▸ **Instructions to follow**: Tally every line featuring "this", then give that tally alone.

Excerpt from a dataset
BEGIN
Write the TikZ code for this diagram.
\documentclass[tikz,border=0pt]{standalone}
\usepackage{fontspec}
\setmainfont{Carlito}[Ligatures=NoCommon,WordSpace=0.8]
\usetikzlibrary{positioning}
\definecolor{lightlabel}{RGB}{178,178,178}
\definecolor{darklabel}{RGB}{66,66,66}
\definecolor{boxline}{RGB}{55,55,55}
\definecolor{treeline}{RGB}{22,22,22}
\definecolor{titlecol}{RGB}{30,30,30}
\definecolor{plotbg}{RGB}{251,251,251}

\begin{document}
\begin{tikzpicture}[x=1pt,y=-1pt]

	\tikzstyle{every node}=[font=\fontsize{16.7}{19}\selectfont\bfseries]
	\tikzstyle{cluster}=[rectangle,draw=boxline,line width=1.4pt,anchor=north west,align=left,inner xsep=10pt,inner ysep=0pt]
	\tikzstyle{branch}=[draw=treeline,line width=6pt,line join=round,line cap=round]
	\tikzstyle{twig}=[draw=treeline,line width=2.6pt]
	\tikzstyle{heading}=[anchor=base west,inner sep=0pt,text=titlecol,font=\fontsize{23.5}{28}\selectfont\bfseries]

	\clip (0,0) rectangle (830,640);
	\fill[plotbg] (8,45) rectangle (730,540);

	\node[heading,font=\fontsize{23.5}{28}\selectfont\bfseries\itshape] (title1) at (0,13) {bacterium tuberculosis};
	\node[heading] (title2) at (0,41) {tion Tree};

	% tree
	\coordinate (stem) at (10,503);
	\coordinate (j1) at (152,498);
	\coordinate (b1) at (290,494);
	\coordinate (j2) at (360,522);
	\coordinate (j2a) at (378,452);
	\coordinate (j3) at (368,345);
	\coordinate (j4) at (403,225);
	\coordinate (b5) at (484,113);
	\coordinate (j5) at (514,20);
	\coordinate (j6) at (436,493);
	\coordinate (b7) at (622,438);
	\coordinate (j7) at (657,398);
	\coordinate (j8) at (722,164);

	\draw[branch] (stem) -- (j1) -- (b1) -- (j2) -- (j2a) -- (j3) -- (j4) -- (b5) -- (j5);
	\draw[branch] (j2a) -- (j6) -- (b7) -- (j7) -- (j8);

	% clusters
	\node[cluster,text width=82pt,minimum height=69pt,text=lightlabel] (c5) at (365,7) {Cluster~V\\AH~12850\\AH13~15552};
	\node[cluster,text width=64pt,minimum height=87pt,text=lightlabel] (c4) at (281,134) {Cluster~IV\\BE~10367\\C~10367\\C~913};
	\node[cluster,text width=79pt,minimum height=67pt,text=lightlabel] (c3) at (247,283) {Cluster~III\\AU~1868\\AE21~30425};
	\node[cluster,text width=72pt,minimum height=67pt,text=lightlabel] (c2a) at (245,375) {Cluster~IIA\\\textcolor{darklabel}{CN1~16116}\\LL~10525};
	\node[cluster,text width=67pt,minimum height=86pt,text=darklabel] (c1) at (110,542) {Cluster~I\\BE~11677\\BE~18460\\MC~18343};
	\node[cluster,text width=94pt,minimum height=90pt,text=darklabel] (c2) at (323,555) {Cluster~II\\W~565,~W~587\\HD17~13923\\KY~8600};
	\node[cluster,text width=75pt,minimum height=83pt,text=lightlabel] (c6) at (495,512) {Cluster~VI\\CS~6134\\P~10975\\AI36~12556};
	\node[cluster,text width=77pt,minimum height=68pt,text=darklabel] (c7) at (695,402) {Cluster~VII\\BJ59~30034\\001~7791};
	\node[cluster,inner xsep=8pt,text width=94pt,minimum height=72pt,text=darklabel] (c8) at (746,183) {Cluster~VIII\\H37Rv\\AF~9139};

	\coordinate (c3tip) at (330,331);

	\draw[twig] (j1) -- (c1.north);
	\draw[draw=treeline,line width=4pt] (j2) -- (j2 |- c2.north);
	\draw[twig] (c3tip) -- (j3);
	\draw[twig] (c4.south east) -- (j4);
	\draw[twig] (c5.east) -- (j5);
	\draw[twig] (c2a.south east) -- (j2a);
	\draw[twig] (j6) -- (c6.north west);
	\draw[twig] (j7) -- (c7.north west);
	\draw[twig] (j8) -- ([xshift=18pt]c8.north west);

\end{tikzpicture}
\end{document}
END
BEGIN
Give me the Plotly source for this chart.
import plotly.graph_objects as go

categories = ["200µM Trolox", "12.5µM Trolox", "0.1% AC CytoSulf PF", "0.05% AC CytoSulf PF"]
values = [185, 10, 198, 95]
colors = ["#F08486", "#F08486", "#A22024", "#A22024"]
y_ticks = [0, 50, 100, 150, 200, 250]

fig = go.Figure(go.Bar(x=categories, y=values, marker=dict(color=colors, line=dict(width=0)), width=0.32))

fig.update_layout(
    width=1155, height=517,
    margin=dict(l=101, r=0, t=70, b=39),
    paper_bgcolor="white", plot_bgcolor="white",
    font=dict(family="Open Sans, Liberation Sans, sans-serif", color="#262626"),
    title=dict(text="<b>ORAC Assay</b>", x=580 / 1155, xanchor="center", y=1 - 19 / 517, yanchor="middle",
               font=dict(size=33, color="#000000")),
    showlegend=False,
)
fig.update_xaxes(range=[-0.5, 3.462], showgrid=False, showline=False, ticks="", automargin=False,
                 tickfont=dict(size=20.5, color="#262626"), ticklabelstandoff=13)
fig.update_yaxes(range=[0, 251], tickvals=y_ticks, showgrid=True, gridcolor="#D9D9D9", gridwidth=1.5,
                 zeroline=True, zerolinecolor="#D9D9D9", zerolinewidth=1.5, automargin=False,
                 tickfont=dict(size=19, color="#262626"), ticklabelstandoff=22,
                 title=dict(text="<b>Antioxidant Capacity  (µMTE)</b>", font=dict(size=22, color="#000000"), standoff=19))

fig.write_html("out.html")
END
BEGIN
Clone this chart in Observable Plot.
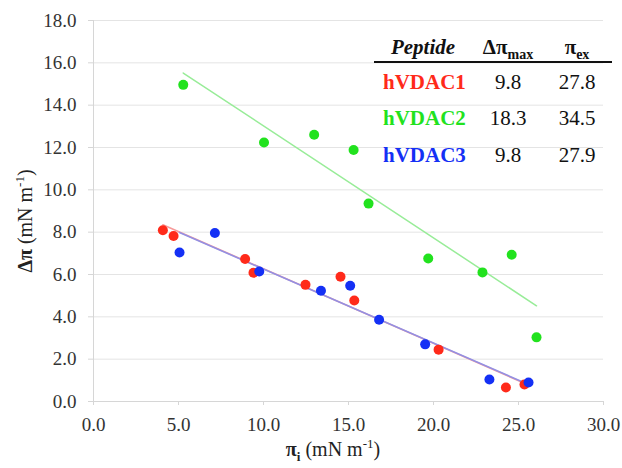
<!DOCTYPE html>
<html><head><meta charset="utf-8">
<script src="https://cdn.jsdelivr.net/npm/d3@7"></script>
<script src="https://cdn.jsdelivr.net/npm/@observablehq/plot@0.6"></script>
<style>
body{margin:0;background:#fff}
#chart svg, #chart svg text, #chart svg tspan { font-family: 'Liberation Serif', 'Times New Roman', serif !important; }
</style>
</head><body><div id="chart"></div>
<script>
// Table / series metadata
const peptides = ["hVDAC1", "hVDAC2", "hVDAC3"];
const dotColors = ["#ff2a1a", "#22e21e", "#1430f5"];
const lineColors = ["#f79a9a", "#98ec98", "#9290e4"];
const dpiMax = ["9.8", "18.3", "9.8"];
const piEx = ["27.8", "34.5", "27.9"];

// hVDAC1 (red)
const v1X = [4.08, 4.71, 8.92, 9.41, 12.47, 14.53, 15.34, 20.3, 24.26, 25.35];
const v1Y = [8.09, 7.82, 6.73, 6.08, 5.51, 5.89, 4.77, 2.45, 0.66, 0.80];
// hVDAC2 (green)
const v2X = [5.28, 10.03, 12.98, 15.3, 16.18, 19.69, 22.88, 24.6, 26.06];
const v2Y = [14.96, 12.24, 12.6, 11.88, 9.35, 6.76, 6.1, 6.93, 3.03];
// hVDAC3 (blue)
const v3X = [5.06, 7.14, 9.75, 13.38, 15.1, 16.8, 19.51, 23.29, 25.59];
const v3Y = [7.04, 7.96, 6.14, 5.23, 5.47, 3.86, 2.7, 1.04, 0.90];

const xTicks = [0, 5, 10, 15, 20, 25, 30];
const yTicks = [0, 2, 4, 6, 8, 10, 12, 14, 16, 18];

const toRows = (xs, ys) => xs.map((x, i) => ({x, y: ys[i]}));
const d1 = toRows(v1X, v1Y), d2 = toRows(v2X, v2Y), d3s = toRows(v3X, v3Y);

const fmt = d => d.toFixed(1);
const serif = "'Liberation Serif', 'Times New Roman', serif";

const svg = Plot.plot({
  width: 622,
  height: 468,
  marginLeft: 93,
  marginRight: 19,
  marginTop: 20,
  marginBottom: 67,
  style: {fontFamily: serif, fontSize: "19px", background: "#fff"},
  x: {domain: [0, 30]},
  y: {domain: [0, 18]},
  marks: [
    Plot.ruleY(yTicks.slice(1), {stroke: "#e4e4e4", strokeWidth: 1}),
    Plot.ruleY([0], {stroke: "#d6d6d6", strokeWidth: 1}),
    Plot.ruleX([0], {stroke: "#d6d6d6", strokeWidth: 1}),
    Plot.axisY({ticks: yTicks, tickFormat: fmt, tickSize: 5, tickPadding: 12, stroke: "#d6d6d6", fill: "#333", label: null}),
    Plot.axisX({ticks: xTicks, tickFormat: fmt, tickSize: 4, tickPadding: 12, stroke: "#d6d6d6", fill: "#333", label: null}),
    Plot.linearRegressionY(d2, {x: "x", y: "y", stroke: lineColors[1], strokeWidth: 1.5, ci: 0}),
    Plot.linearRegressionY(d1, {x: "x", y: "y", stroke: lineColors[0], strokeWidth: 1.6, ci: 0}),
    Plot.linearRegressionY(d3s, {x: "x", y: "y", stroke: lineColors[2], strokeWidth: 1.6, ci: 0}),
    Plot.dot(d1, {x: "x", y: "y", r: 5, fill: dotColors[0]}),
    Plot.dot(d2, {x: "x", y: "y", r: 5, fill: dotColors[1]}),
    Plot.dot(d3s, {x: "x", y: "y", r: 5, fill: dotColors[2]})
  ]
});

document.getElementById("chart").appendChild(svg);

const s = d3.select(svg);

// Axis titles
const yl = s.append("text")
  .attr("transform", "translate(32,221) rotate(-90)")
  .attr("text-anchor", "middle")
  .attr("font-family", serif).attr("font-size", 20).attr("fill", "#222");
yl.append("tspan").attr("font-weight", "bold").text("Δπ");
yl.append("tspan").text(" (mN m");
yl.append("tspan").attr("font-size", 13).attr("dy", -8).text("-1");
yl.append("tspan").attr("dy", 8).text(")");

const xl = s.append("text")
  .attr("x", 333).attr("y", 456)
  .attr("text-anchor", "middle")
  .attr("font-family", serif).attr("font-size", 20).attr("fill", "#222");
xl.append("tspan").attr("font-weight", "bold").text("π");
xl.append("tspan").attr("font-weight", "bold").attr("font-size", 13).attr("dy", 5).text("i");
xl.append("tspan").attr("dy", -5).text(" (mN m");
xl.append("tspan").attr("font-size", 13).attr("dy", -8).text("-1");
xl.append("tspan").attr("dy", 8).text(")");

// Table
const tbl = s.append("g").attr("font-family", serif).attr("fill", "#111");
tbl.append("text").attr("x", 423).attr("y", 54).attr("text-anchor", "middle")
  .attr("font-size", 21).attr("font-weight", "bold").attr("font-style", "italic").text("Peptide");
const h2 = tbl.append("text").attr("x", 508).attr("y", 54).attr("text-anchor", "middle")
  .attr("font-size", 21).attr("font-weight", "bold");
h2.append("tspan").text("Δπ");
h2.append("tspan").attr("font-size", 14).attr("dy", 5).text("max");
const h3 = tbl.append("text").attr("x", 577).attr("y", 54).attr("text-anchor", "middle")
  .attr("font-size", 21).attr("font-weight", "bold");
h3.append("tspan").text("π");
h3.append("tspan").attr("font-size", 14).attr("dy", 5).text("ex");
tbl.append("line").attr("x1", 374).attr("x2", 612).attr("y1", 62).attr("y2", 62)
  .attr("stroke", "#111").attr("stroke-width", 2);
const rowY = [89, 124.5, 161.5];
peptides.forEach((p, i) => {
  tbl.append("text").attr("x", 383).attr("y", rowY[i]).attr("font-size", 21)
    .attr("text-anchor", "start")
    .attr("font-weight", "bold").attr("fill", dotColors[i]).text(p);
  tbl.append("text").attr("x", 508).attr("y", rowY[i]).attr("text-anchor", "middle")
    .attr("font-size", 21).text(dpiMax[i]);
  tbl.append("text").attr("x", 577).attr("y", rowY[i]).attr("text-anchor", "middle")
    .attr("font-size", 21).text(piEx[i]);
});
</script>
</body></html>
END
▸ **Right answer**: 3